The Schroders BSC Social Impact Trust can be described as unique in that it is an attractive investment opportunity that helps support some of the most vulnerable communities in the UK.
Big Society Capital was established by the government of the day 10 years ago. It invests in a range of specialist funds, normally only open to institutions and charities, which aim to achieve genuine social impact while paying a realistic investment return.
The trust’s portfolio is largely uncorrelated to the wider markets because its underlying investments are all linked to social strategies in the UK, and for any investor who thinks you have to give up a return to make a real impact then think again – with this trust you can do both.
While the performance of broader environmental, social and governance (ESG) funds suffered at the start of 2022 this trust held up well. As a result, shareholders are unlikely to see the value of their shares diverge from that of the underlying investments.

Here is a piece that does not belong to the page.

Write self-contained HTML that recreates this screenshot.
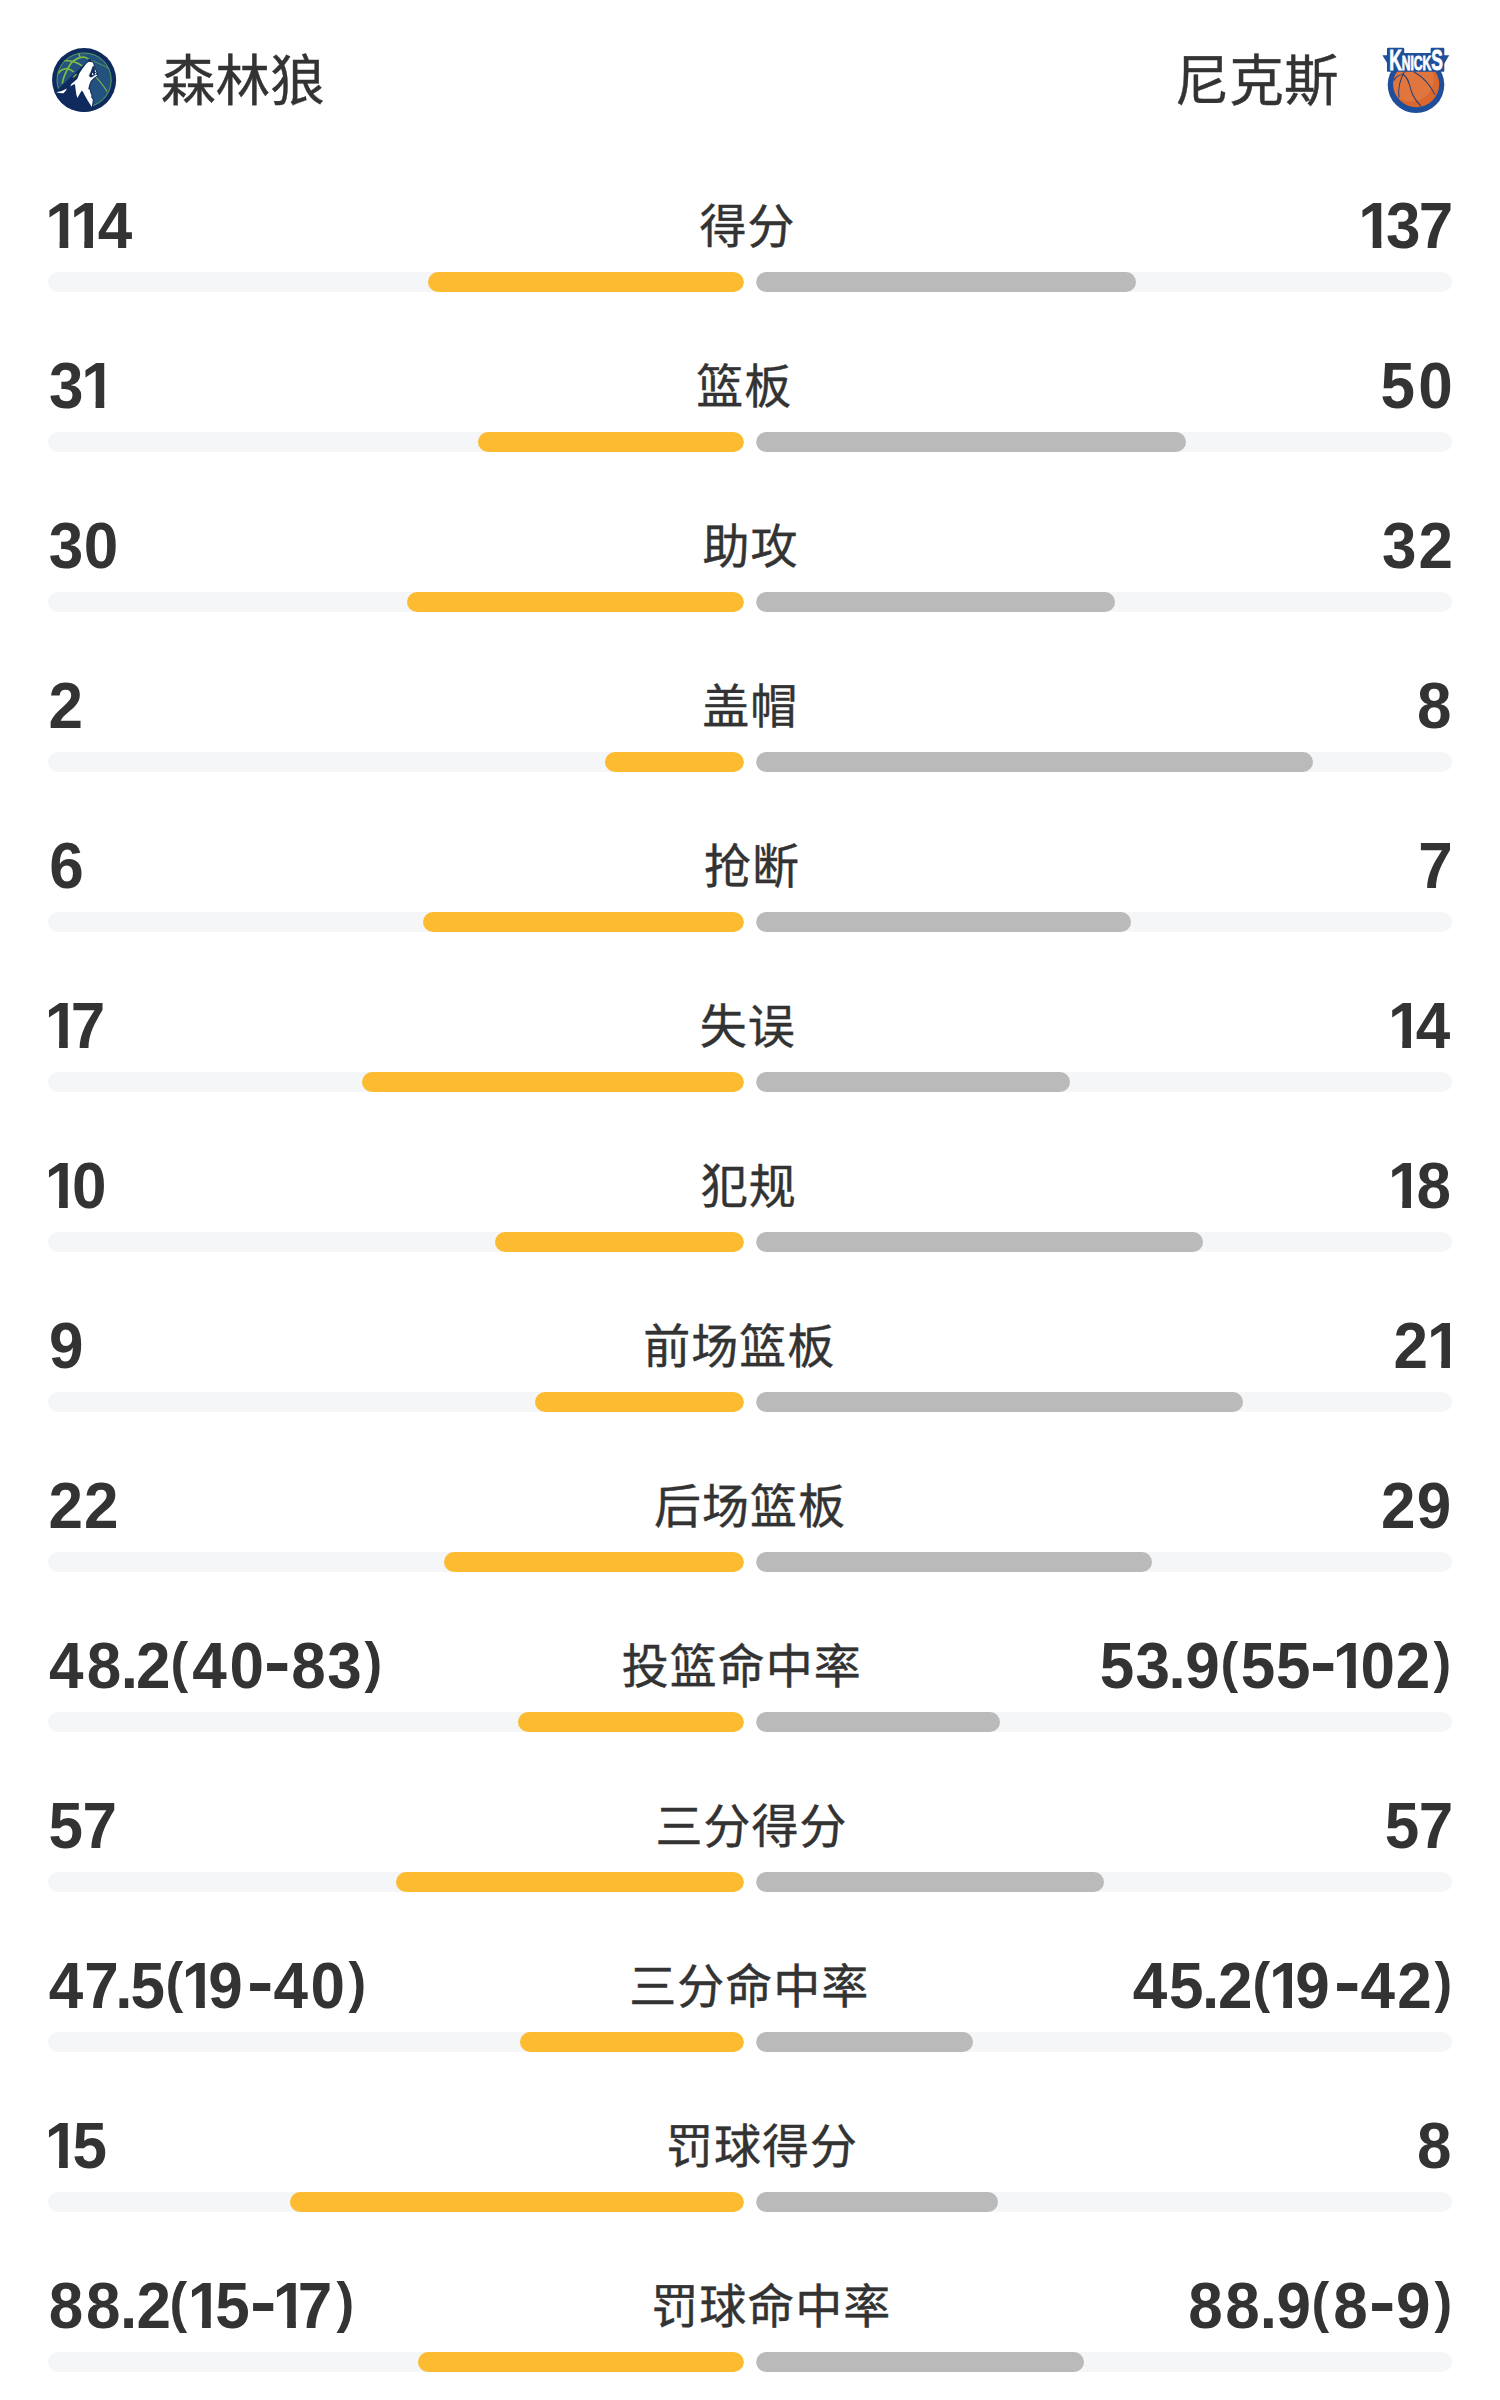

BSC’s financial results for the second half of last year were published at the end of March and should be viewed on two levels – financial and social impact.
From a financial perspective the net asset value (NAV) total return was 0.9% from July to December 2021, and 7% in just over 12 months since the trust’s launch. All the money raised at launch and in new share issues in November has either been invested or allocated to impact investments amounting to nearly £73m. The trust also paid a dividend of 0.57p per share in the first half of 2021 as it indicated it would. The current aim is to pay just one dividend a year. The financial performance is solid to say the least, and if it achieves a 7% per annum NAV return going forward then it will be a very good prospect indeed.
Where the trust has really excelled in a short space of time is how the monies raised have been invested and the impact that has had for vulnerable parts of UK society. Trust chair Susannah Nicklin says the investments are already providing significant social impact through 100 organisations, reaching more than 157,000 people. At least 90% of these are from disadvantaged or vulnerable backgrounds.
The portfolio companies are also delivering over 10,000 affordable homes, resulting in £36m in near-term value as savings for government and households. Here is one of the most attractive elements of the trust. Its investments can help reduce government spending in certain areas, such as social housing, which means money can be allocated to other areas that are also in need of support.
Jeremy Rogers, the Schroders fund manager leading the portfolio, says the trust is also beginning to look at the rising cost of living and fuel poverty, issues that are disproportionately affecting lower-income groups. He points to investments in companies such as AgilityEco, which helps lift people out of fuel poverty, or the new Refugee Transitions Outcomes Fund, which aims to help refugees already in the UK, irrespective of nationality.
Such initiatives are of critical importance at this time. Any money in the trust that is not allocated to social impact funds is put into listed UK equities in a variety of sustainable investment trusts, meaning it can move this money into new investments when required. Schroders refers to this as the ‘liquid ESG portion’. Management fees are not charged on this element to maximise the sums that can go to social impact.
This trust is extremely interesting. It has an impressive portfolio and in many ways buying its shares could be seen as an alternative or complement to a charity donation, where often it is unclear how much of your donation feeds through to the underlying social need.